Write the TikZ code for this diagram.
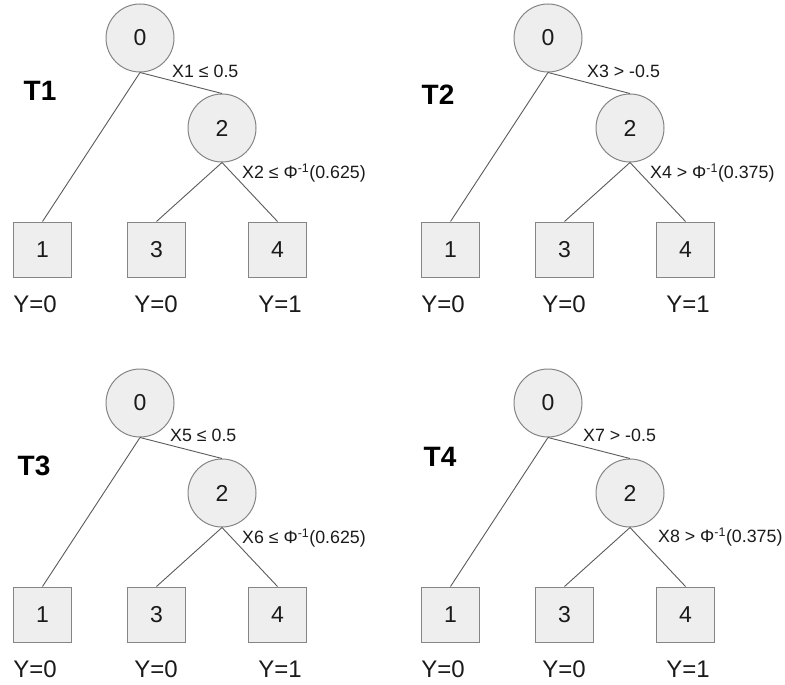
\documentclass[tikz,border=0pt]{standalone}
\usepackage{fontspec}
\setmainfont{Liberation Sans}
\definecolor{nodefill}{HTML}{EEEEEE}
\definecolor{nodeline}{HTML}{858585}
\definecolor{edgeline}{HTML}{5A5A5A}
\definecolor{txt}{HTML}{1A1A1A}
\tikzset{
  innernode/.style={circle, draw=nodeline, fill=nodefill, minimum size=68pt, inner sep=0pt,
    line width=1pt, text=txt, font=\fontsize{23}{23}\selectfont},
  leafnode/.style={rectangle, draw=nodeline, fill=nodefill, minimum width=58pt, minimum height=55pt,
    inner sep=0pt, line width=1pt, text=txt, font=\fontsize{23}{23}\selectfont},
  treeedge/.style={draw=edgeline, line width=0.9pt},
  condlab/.style={anchor=west, inner sep=0pt, text=txt, font=\fontsize{17.8}{17.8}\selectfont},
  ylab/.style={inner sep=0pt, text=txt, font=\fontsize{24}{24}\selectfont},
  tlab/.style={inner sep=0pt, text=black, font=\bfseries\fontsize{28}{28}\selectfont}
}
\newcommand\drawtree[8]{%
  \begin{scope}[shift={#2}]
    \node[tlab] (#1t) at #3 {#4};
    \node[innernode] (#1c0) at (140,38) {0};
    \node[innernode] (#1c2) at (222,128) {2};
    \node[leafnode] (#1l1) at (42.5,249.5) {1};
    \node[leafnode] (#1l3) at (156.5,249.5) {3};
    \node[leafnode] (#1l4) at (277.5,249.5) {4};
    \node[ylab] (#1y1) at (35,304) {Y=0};
    \node[ylab] (#1y3) at (156,304) {Y=0};
    \node[ylab] (#1y4) at (280,304) {Y=1};
    \draw[treeedge] (#1c0.south) -- (#1l1.north);
    \draw[treeedge] (#1c0.south) -- (#1c2.north);
    \draw[treeedge] (#1c2.south) -- (#1l3.north);
    \draw[treeedge] (#1c2.south) -- (#1l4.north);
    \node[condlab] (#1e1) at #5 {#6};
    \node[condlab] (#1e2) at #7 {#8};
  \end{scope}}
\begin{document}
\begin{tikzpicture}[x=1pt, y=-1pt]
  \useasboundingbox (0,0) rectangle (785,685);
  \drawtree{a}{(0,0)}{(40,91)}{T1}{(172,71)}{X1 ≤ 0.5}{(242,173)}{X2 ≤ Φ\textsuperscript{-1}(0.625)}
  \drawtree{b}{(408,0)}{(30,95)}{T2}{(179,71)}{X3 > -0.5}{(242,173)}{X4 > Φ\textsuperscript{-1}(0.375)}
  \drawtree{c}{(0,365)}{(34,101)}{T3}{(170,70)}{X5 ≤ 0.5}{(242,173)}{X6 ≤ Φ\textsuperscript{-1}(0.625)}
  \drawtree{d}{(408,365)}{(32,92)}{T4}{(175,70)}{X7 > -0.5}{(250,172)}{X8 > Φ\textsuperscript{-1}(0.375)}
\end{tikzpicture}
\end{document}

────────────────────

[STATED EXERCISE] Repeat the listing verbatim. Skip the pictures.

[RIGHT ANSWER]
Write the TikZ code for this diagram.
\documentclass[tikz,border=0pt]{standalone}
\usepackage{fontspec}
\setmainfont{Liberation Sans}
\definecolor{nodefill}{HTML}{EEEEEE}
\definecolor{nodeline}{HTML}{858585}
\definecolor{edgeline}{HTML}{5A5A5A}
\definecolor{txt}{HTML}{1A1A1A}
\tikzset{
  innernode/.style={circle, draw=nodeline, fill=nodefill, minimum size=68pt, inner sep=0pt,
    line width=1pt, text=txt, font=\fontsize{23}{23}\selectfont},
  leafnode/.style={rectangle, draw=nodeline, fill=nodefill, minimum width=58pt, minimum height=55pt,
    inner sep=0pt, line width=1pt, text=txt, font=\fontsize{23}{23}\selectfont},
  treeedge/.style={draw=edgeline, line width=0.9pt},
  condlab/.style={anchor=west, inner sep=0pt, text=txt, font=\fontsize{17.8}{17.8}\selectfont},
  ylab/.style={inner sep=0pt, text=txt, font=\fontsize{24}{24}\selectfont},
  tlab/.style={inner sep=0pt, text=black, font=\bfseries\fontsize{28}{28}\selectfont}
}
\newcommand\drawtree[8]{%
  \begin{scope}[shift={#2}]
    \node[tlab] (#1t) at #3 {#4};
    \node[innernode] (#1c0) at (140,38) {0};
    \node[innernode] (#1c2) at (222,128) {2};
    \node[leafnode] (#1l1) at (42.5,249.5) {1};
    \node[leafnode] (#1l3) at (156.5,249.5) {3};
    \node[leafnode] (#1l4) at (277.5,249.5) {4};
    \node[ylab] (#1y1) at (35,304) {Y=0};
    \node[ylab] (#1y3) at (156,304) {Y=0};
    \node[ylab] (#1y4) at (280,304) {Y=1};
    \draw[treeedge] (#1c0.south) -- (#1l1.north);
    \draw[treeedge] (#1c0.south) -- (#1c2.north);
    \draw[treeedge] (#1c2.south) -- (#1l3.north);
    \draw[treeedge] (#1c2.south) -- (#1l4.north);
    \node[condlab] (#1e1) at #5 {#6};
    \node[condlab] (#1e2) at #7 {#8};
  \end{scope}}
\begin{document}
\begin{tikzpicture}[x=1pt, y=-1pt]
  \useasboundingbox (0,0) rectangle (785,685);
  \drawtree{a}{(0,0)}{(40,91)}{T1}{(172,71)}{X1 ≤ 0.5}{(242,173)}{X2 ≤ Φ\textsuperscript{-1}(0.625)}
  \drawtree{b}{(408,0)}{(30,95)}{T2}{(179,71)}{X3 > -0.5}{(242,173)}{X4 > Φ\textsuperscript{-1}(0.375)}
  \drawtree{c}{(0,365)}{(34,101)}{T3}{(170,70)}{X5 ≤ 0.5}{(242,173)}{X6 ≤ Φ\textsuperscript{-1}(0.625)}
  \drawtree{d}{(408,365)}{(32,92)}{T4}{(175,70)}{X7 > -0.5}{(250,172)}{X8 > Φ\textsuperscript{-1}(0.375)}
\end{tikzpicture}
\end{document}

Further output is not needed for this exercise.